Just like that, she stole my Zumba vibe. I'm not having fun, I keep tripping because I am glancing at her. I'm thinking about what she must be doing.

Of course, she wasn't the problem. I am pretty sure she wasn't like "hey, I am going to go be awesome in here for a while to make people feel bad about themselves." The problem was me. I was having an awesome time until I gave in to MY insecurities. She's probably a lovely person. It doesn't matter that she looks different than me. Comparing myself to this stranger, I allowed myself to ruin my own night. I stole my own confidence. I stole my own Zumba vibe.

When a new woman walks in to the room, she is the enemy until we can find something wrong with her. The skinnier, prettier, and more she appears to have her shit together, the worse she must be. After focusing on how much better she was than me, my next instinct was to speculate what could be wrong with her to make her less intimidating. Let me tell you, this is bullshit. This hurts us all, this keeps us down. This keeps us separate.

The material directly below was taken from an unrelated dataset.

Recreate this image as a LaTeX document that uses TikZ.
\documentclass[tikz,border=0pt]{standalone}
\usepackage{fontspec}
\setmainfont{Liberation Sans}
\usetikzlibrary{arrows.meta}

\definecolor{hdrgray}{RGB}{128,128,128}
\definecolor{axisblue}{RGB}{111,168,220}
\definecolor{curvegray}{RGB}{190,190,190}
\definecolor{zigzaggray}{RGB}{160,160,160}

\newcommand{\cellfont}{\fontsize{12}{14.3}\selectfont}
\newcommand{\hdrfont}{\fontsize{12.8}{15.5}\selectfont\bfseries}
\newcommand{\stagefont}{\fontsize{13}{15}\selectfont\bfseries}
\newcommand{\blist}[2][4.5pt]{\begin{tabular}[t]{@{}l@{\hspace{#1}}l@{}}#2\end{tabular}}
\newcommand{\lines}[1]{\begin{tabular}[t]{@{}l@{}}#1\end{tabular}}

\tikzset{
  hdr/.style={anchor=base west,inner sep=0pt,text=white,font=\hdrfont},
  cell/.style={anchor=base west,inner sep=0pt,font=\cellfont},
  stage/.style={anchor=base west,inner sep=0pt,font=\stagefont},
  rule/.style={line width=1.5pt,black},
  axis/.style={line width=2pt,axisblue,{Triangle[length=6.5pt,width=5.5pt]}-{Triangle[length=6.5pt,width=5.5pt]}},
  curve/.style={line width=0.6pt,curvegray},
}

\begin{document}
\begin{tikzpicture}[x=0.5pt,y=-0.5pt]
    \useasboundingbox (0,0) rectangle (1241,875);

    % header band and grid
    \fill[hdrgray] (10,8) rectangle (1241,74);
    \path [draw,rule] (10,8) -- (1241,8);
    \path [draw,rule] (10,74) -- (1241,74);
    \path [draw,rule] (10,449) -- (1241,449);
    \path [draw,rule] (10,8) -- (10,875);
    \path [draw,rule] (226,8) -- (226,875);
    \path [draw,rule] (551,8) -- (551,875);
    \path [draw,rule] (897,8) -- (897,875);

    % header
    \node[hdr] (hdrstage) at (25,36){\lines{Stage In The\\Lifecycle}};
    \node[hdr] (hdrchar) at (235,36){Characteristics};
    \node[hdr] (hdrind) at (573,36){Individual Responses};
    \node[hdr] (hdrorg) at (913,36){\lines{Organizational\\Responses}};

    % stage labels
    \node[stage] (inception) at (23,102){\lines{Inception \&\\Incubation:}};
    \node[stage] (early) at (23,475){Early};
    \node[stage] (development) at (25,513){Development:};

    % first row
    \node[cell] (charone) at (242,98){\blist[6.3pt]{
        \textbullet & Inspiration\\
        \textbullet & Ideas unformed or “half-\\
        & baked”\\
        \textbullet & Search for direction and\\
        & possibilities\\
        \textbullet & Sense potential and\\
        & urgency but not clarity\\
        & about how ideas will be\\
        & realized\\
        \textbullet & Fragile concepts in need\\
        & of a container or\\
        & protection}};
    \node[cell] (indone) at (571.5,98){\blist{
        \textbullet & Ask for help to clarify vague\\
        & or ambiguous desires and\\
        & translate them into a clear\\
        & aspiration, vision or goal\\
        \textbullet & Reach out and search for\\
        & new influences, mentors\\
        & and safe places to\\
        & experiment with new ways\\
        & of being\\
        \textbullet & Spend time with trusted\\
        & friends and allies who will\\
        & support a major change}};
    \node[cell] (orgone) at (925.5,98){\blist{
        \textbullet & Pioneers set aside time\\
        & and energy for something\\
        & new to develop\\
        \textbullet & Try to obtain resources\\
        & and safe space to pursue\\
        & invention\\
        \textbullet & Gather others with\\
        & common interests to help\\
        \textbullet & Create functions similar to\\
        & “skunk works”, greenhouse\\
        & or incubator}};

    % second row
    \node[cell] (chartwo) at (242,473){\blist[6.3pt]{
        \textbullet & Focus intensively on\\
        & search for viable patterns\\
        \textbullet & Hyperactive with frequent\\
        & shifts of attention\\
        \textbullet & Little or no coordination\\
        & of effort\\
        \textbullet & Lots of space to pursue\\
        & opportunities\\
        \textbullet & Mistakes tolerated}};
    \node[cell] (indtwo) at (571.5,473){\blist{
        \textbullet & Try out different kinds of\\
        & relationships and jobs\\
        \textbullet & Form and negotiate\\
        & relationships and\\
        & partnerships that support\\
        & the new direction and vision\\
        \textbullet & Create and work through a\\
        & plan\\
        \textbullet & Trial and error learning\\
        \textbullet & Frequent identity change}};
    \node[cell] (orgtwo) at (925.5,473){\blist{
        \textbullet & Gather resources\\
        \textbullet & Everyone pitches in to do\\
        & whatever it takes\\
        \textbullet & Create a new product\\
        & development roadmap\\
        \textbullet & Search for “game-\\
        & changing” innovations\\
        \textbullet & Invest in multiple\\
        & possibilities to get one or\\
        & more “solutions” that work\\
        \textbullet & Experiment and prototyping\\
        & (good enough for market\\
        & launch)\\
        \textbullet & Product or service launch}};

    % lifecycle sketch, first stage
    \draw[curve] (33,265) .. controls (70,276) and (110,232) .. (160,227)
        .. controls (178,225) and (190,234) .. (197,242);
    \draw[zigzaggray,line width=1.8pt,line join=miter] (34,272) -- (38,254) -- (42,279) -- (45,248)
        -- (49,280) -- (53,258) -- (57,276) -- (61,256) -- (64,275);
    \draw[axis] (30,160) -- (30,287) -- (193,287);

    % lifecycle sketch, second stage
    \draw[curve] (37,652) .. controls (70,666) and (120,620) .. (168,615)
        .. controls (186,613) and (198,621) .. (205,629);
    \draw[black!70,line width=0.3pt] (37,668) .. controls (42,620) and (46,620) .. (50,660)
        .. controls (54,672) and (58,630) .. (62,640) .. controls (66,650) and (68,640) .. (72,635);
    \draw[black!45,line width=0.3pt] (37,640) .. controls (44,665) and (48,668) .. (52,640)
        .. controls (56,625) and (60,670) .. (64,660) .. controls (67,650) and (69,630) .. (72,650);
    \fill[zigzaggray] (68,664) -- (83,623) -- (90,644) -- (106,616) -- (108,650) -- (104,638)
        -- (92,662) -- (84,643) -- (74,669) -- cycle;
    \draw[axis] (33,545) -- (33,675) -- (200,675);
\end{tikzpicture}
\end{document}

I decided I wasn't going to let my own issues with my weight, body and post-pixie mullet stop me. Comparing myself to her did NOTHING for me but make me hate her and hate myself for the entire class. It was completely pointless. Comparison and self doubt take an enormous amount of energy and time commitment. So what is she is not only pretty and fit but also happens to be successful AND nice? Good for her.

I decided my future Zumba classes were going to be for me. I wasn't going to look at anyone else. I moved myself to the front row so I could focus on getting the steps down and not be able to see anyone else. There was just me, cha-cha-ing to Pit Bull. Putting on a smile, I thought only about feeling good and dancing. I talked to other people after. It was an amazing time and left feeling exhilarated.

There's always going to be someone better than me. There are better writers, better Zumba-ers, usually better dressers. Who cares? I do not need to be them, I don't need to hate them or compare myself to them for motivation.

Someone else being themselves doesn't make me less me.
One thing I know I can do well is rock the shit out of being myself.